Take 1968, for example. Northampton, PA and Prince George’s, MD (as well as four other counties) had predicted the correct result in all the elections since 1908 — the same correct streak that Vigo has now. But in 1968 Northampton voted for McGovern and Prince George’s voted, correctly, for Nixon. All in all, there are 90 cases in which a county had a streak of 15 correct predictions behind it going into an election year (for 43 distinct counties). But in 47% of those cases, the county failed to get the next election right. Pretty close to a coin-toss.

This graph (click on it for a bigger image) shows the performance over time of the 20 counties that have, at one time or another, had a streak longer than Vigo’s current one.

<a href=/streaks.png> Bellwether streaks 1840–2012 </a>

The fatalism in this plot is almost the opposite of the problem of post-hoc prediction: the counties with the longest streaks necessarily fall of a cliff shortly after.

# What is a bellwether anyway?

So far, we’ve worked out that Vigo isn’t the only bellwether, and bellwethers aren’t particularly great at making predictions. But what is it exactly that we’re asking them to do?

The most common version of the bellwether is what Tufte and Sun call the “all-or-nothing” barometric bellwether: a county in which the majority vote is for the person who’s eventually elected President. That’s what we’ve been looking at so far and as such, we’re interested in the classificatory accuracy of the county: what proportion of elections it gets right. But you might also look for counties where the percentage for each candidate is closest to that from the popular vote. That’s not the same thing: given that many contests are close to 50/50, calling the right outcome can sometimes be a matter of a few tenths of a percent, so measuring the difference in vote percentages directly might be a more fair measure of a bellwether.
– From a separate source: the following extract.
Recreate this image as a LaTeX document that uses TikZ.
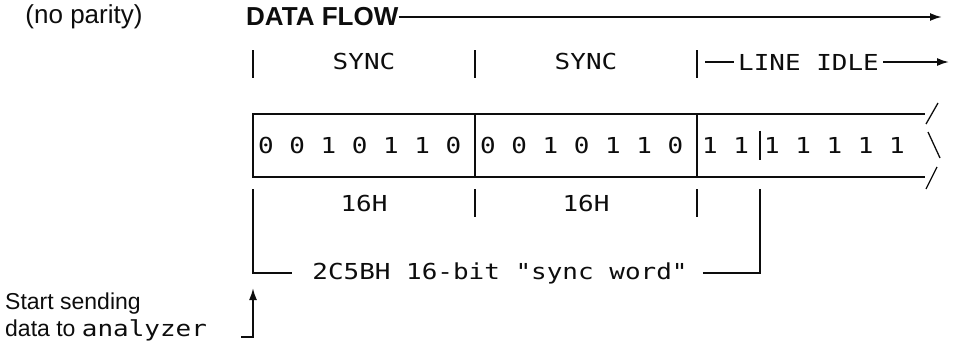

That said (and not having looked at the data) I don’t think it will make a difference to the results above. Dave Leip’s US Election atlas reports that Vigo county has had a mean absolute difference from the national result of 0.9pp. That might give it the edge in accuracy of prediction of the vote percentages, but I doubt switching to that measure will make it the singularly best predictor.

Also, what we’re asking bellwethers to do is strange given the institutional structure of US Presidential elections, namely that the winner of the popular vote is not necessarily the winner of the election. So to predict all elections correctly, a bellwether would sometimes have to go against the popular vote. In 2000, for example, a majority of voters in Vigo County voted for George Bush — but the winner of the nationwide popular vote was Al Gore. Vigo somehow got the election right while getting the popular vote wrong. Bellwethers are supposed to work because they’re a microcosm of the US, their demographics and opinions being proportional to those of the nation as a whole. How do we explain the cases then where in order to predict the outcome, the bellwether’s voters had to predict not the nation’s popular vote, but the distinctly non-proportional outcome of the electoral college — presumably taking into account such factors as Maine and Nebraska’s Congressional district method, faithless electors and the Huntington-Hill method?

As I said, it’s also often claimed that these bellwethers are accurate because their populations are representative of demographic and attitudinal characteristics on a national level. The OtM piece notes that Vigo county is not particularly demographically similar to the nation as whole, so that’s already kind of dubious. As Campbell noted, some of it is certainly luck, but I may have to look further into the makeup of the potential bellwether.

# Conclusion

The search for predictive accuracy is always stymied by the risk of post-hoc prediction. In machine learning, this is dealt with by a strict separation of the data you’re allowed to look at (the training set) from the data you use to evaluate your prediction (the test set). Failing this, it’s easy to over-fit, to produce a model that can perfectly predict what has already happened but cannot generalise to the future.

According to my quick analysis,4 that’s at least part of the story with bellwethers too. Vigo County gets all the press, but there are other equally accurate counties. Even those are not great predictors in the long term.

Of course, it may be that pure predictive power is not why we should be paying attention to bellwethers. We certainly learn something about the American populace by studying a small town in detail, as we did from the Middletown studies. But the conclusions we can make from such places are not generalisable to the whole country in the (relatively) straightforward statistical sense. If we’re going to learn from Vigo, Valencia, York, Racine, and Strafford, we’ll need to make use of well-informed and sensitive interpretation. That’s what a documentarian like Campbell is well-placed to develop. Looking at it another way, bellwethers aren’t an alternative to the punditry so lamented by OtM, they’re fuel for them.

So, are the citizens of Vigo County “history’s most reliable presidential bellwethers”?

Not quite, Bob, not quite.

Citations

  1. It’s also possible that there’s some weirdness happening with county names changing, or counties and independent cities in the same state having the same name. I caught some of these, but only when they obviously affected the result. 

  2. I did choose these dates purely because the data were easiest to access. It should be possible extend the analysis using data from 1788 onwards, although they seem to become more incomplete the further back you go. 

  3. This missing data problem is more of an issue here than I’m used to: when there are only 57 events, missing one or two of them can make a big difference. 

  4. By all means, please check my math, especially if you know what’s going on with some of the weird discrepancies and missing data.